V8's Sandbox Graduates from Experiment to Bounty-Eligible Security Feature
Source: v8
Chrome’s JavaScript engine has a well-documented security problem. Of all the Chrome exploits caught in the wild between 2021 and 2023, 60% started with a vulnerability in V8. Every single one of those exploits began with memory corruption in a renderer process that led to remote code execution. That’s a consistent, uncomfortable pattern.
Now, after nearly three years of development and hundreds of individual code changes, the V8 Sandbox has crossed a threshold worth paying attention to: it’s been included in Chrome’s Vulnerability Reward Program (VRP) starting with Chrome 123. The V8 team describes this as a “beta” release for the sandbox — it’s not yet a hard security boundary, but it’s mature enough that they’re willing to pay researchers to break it.
Why V8 Is Uniquely Difficult to Secure
The interesting wrinkle here is that V8 vulnerabilities don’t behave like typical memory safety bugs. You might expect that rewriting Chrome’s JS engine in a memory-safe language like Rust would solve the problem. It wouldn’t — at least not directly.
V8 bugs are usually subtle logic issues in the JIT compiler or garbage collector that can be exploited to corrupt memory, rather than classic use-after-frees or out-of-bounds writes that a safe language would prevent by construction. The engine has to do inherently complex things: compile JavaScript on the fly, manage a garbage-collected heap with precise type assumptions, optimize and deoptimize code paths at runtime. That complexity creates attack surface that memory-safe language semantics don’t eliminate.
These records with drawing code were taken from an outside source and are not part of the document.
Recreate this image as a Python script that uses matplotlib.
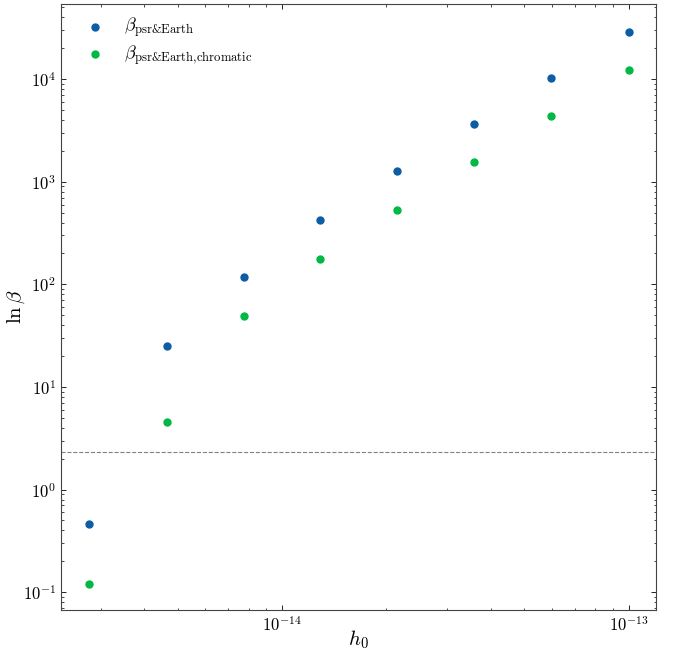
import numpy as np
import matplotlib
matplotlib.use('Agg')
from matplotlib import pyplot as plt

h0 = [2.78e-15, 4.64e-15, 7.74e-15, 1.29e-14, 2.15e-14, 3.59e-14, 5.99e-14, 1.0e-13]
lnb_earth = [0.46, 24.8, 119, 428, 1285, 3690, 10370, 29100]
lnb_chrom = [0.121, 4.6, 49.6, 175, 536, 1574, 4420, 12400]
threshold = 2.3

plt.rcParams['mathtext.fontset'] = 'cm'
plt.rcParams['font.family'] = 'serif'
plt.rcParams['font.serif'] = ['cmr10', 'DejaVu Serif']
plt.rcParams['axes.formatter.use_mathtext'] = True

fig = plt.figure(figsize=(6.76, 6.53), dpi=100)
ax = fig.add_axes([0.0902, 0.0658, 0.8802, 0.9281])

ax.scatter(h0, lnb_earth, s=25, color='#0C5DA5', zorder=3,
           label=r'$\beta_{\mathrm{psr&Earth}}$')
ax.scatter(h0, lnb_chrom, s=25, color='#00B945', zorder=3,
           label=r'$\beta_{\mathrm{psr&Earth{,}chromatic}}$')
ax.axhline(threshold, color='gray', ls='--', lw=0.8)

ax.set_xscale('log')
ax.set_yscale('log')
ax.set_xlim(2.3e-15, 1.2e-13)
ax.set_ylim(0.067, 5.4e4)
ax.set_xlabel(r'$h_0$', fontsize=15)
ax.set_ylabel(r'$\ln\beta$', fontsize=15)
ax.xaxis.set_label_coords(0.5, -0.03)
ax.yaxis.set_label_coords(-0.057, 0.5)

ax.tick_params(which='both', direction='in', top=True, right=True, labelsize=12)
ax.tick_params(which='major', length=3.5, width=0.6)
ax.tick_params(which='minor', length=1.8, width=0.5)
for s in ax.spines.values():
    s.set_linewidth(0.8)
    s.set_color('#444444')

ax.legend(loc='upper left', bbox_to_anchor=(0.0, 1.008), frameon=False,
          fontsize=13, handletextpad=0.6, borderaxespad=0.5, labelspacing=0.25)

fig.savefig('out.png', dpi=100)
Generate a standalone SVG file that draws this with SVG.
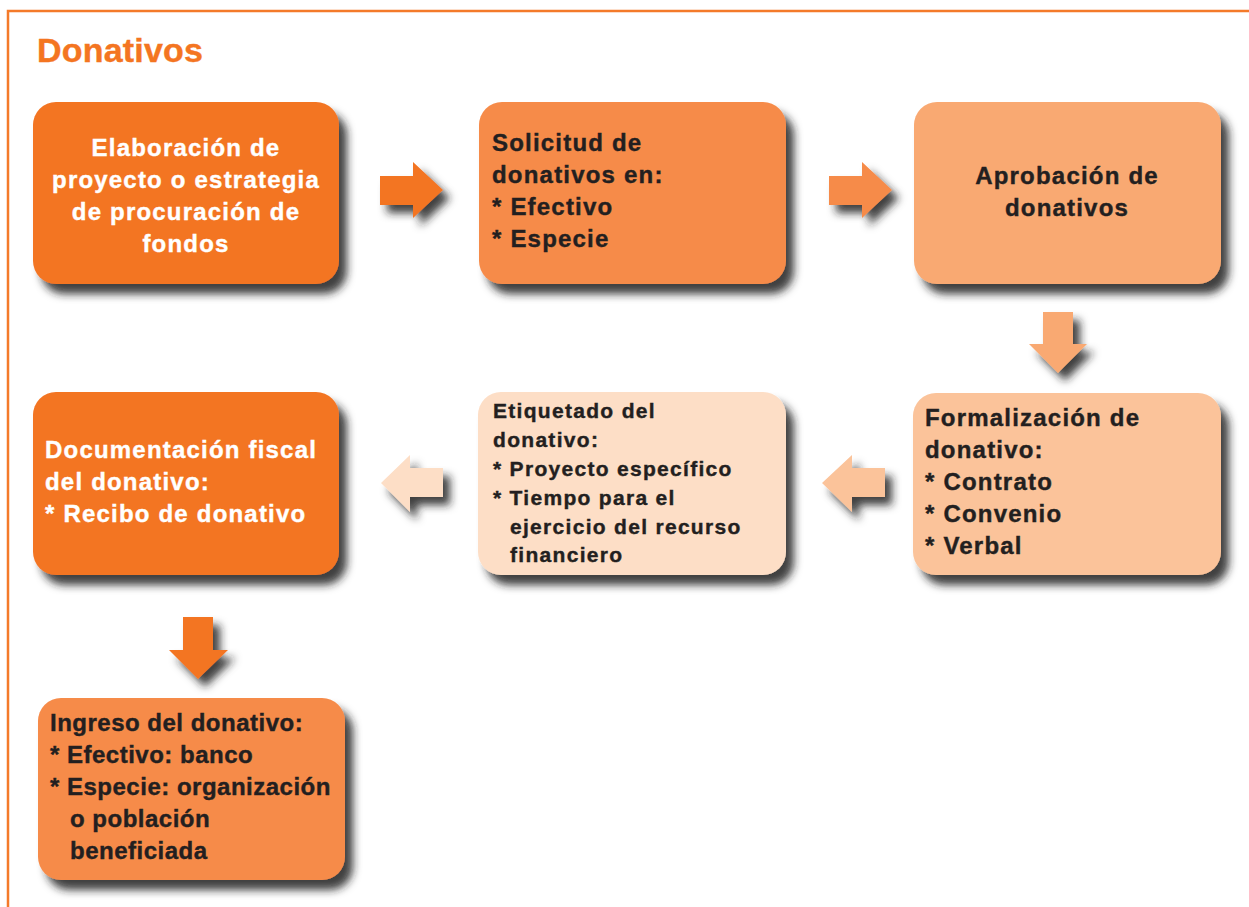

This is why the sandbox takes a different approach: instead of trying to prevent V8 from ever corrupting memory, it tries to contain the blast radius when it does.
What the Sandbox Actually Does
The V8 Sandbox is an in-process sandbox — it doesn’t spin up a separate process or use OS-level isolation. Instead, it assumes V8 will eventually have a memory corruption bug and tries to prevent that corruption from affecting memory outside a designated region.
The core idea is that anything V8 might corrupt through a bug should be within the sandbox’s memory region, and references to objects outside that region should go through indirection tables that can be validated. An attacker who achieves memory corruption inside V8’s heap shouldn’t be able to reach Chrome’s broader renderer process memory.
This is a pragmatic engineering approach. It’s acknowledging a hard truth: complex, performance-critical code will have bugs. The goal shifts from “prevent all bugs” to “limit what any single bug can do.”
Why VRP Inclusion Matters
Being added to Chrome’s VRP is a signal, not a finish line. It means the V8 team believes the sandbox is stable enough that external researchers poking at it will produce useful signal — bugs that represent real weaknesses in the containment design, not just build-system noise.
It also means they’re starting to build the feedback loop that hardens security boundaries. Real-world security research against a defined target tends to find the things internal review misses. The bounty program creates an incentive for that work.
The V8 team is clear that there are still open issues before this becomes a strong boundary. But graduating from “experimental” to “beta” with external scrutiny attached is meaningful progress.
For those of us who care about browser security — and given how much code runs inside V8 these days, that should be everyone — this is one of the more substantive security investments I’ve seen in a while. Containment strategies that accept imperfect code as a given feel more honest than approaches that assume perfection is achievable.